++++ Given material

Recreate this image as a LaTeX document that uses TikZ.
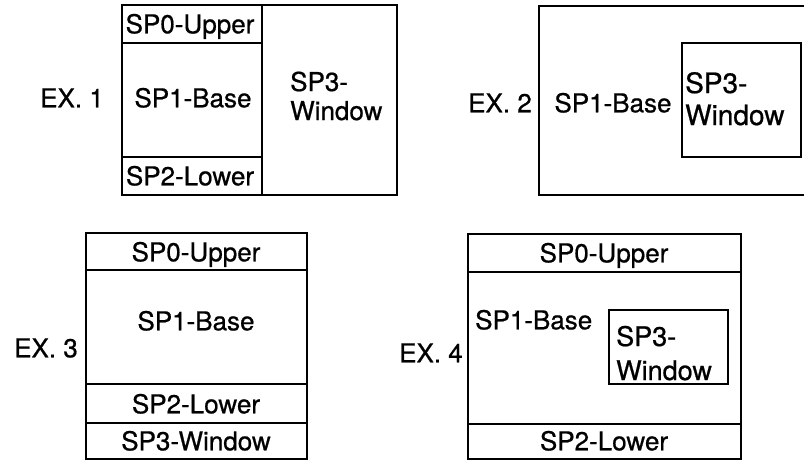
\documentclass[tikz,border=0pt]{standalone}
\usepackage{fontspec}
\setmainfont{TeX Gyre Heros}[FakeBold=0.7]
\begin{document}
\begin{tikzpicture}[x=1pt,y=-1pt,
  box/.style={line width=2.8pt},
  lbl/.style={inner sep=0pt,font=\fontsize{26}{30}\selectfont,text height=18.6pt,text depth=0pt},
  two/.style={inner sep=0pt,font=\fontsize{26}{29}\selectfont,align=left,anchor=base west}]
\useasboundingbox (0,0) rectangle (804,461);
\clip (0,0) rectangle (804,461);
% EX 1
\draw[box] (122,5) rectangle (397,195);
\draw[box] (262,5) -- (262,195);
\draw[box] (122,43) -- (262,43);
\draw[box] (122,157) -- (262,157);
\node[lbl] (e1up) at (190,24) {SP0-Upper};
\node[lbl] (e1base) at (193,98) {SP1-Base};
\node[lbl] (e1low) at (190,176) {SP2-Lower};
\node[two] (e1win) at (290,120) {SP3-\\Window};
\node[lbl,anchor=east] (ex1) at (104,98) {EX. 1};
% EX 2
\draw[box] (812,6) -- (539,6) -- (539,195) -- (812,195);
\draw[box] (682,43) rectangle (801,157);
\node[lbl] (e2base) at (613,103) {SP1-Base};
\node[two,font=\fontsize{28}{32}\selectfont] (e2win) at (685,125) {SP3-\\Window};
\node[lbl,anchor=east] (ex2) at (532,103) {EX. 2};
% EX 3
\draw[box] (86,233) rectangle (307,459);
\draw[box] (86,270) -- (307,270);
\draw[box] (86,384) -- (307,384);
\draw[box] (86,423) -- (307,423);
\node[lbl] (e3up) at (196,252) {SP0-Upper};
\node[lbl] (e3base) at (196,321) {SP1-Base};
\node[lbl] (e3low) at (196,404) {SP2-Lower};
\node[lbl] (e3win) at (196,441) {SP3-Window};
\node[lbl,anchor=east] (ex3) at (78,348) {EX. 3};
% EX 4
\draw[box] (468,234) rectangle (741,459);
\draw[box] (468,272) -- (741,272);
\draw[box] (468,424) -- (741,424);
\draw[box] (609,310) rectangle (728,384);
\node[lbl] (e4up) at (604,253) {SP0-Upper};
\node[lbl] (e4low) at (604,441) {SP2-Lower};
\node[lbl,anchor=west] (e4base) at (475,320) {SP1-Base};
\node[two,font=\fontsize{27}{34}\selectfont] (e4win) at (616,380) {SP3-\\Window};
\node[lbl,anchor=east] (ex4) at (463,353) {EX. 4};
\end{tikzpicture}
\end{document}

++++++++

- **Problem description**
Reproduce the whole listing above word for word, but not its pictures.

- **Result for this task**
Recreate this image as a LaTeX document that uses TikZ.
\documentclass[tikz,border=0pt]{standalone}
\usepackage{fontspec}
\setmainfont{TeX Gyre Heros}[FakeBold=0.7]
\begin{document}
\begin{tikzpicture}[x=1pt,y=-1pt,
  box/.style={line width=2.8pt},
  lbl/.style={inner sep=0pt,font=\fontsize{26}{30}\selectfont,text height=18.6pt,text depth=0pt},
  two/.style={inner sep=0pt,font=\fontsize{26}{29}\selectfont,align=left,anchor=base west}]
\useasboundingbox (0,0) rectangle (804,461);
\clip (0,0) rectangle (804,461);
% EX 1
\draw[box] (122,5) rectangle (397,195);
\draw[box] (262,5) -- (262,195);
\draw[box] (122,43) -- (262,43);
\draw[box] (122,157) -- (262,157);
\node[lbl] (e1up) at (190,24) {SP0-Upper};
\node[lbl] (e1base) at (193,98) {SP1-Base};
\node[lbl] (e1low) at (190,176) {SP2-Lower};
\node[two] (e1win) at (290,120) {SP3-\\Window};
\node[lbl,anchor=east] (ex1) at (104,98) {EX. 1};
% EX 2
\draw[box] (812,6) -- (539,6) -- (539,195) -- (812,195);
\draw[box] (682,43) rectangle (801,157);
\node[lbl] (e2base) at (613,103) {SP1-Base};
\node[two,font=\fontsize{28}{32}\selectfont] (e2win) at (685,125) {SP3-\\Window};
\node[lbl,anchor=east] (ex2) at (532,103) {EX. 2};
% EX 3
\draw[box] (86,233) rectangle (307,459);
\draw[box] (86,270) -- (307,270);
\draw[box] (86,384) -- (307,384);
\draw[box] (86,423) -- (307,423);
\node[lbl] (e3up) at (196,252) {SP0-Upper};
\node[lbl] (e3base) at (196,321) {SP1-Base};
\node[lbl] (e3low) at (196,404) {SP2-Lower};
\node[lbl] (e3win) at (196,441) {SP3-Window};
\node[lbl,anchor=east] (ex3) at (78,348) {EX. 3};
% EX 4
\draw[box] (468,234) rectangle (741,459);
\draw[box] (468,272) -- (741,272);
\draw[box] (468,424) -- (741,424);
\draw[box] (609,310) rectangle (728,384);
\node[lbl] (e4up) at (604,253) {SP0-Upper};
\node[lbl] (e4low) at (604,441) {SP2-Lower};
\node[lbl,anchor=west] (e4base) at (475,320) {SP1-Base};
\node[two,font=\fontsize{27}{34}\selectfont] (e4win) at (616,380) {SP3-\\Window};
\node[lbl,anchor=east] (ex4) at (463,353) {EX. 4};
\end{tikzpicture}
\end{document}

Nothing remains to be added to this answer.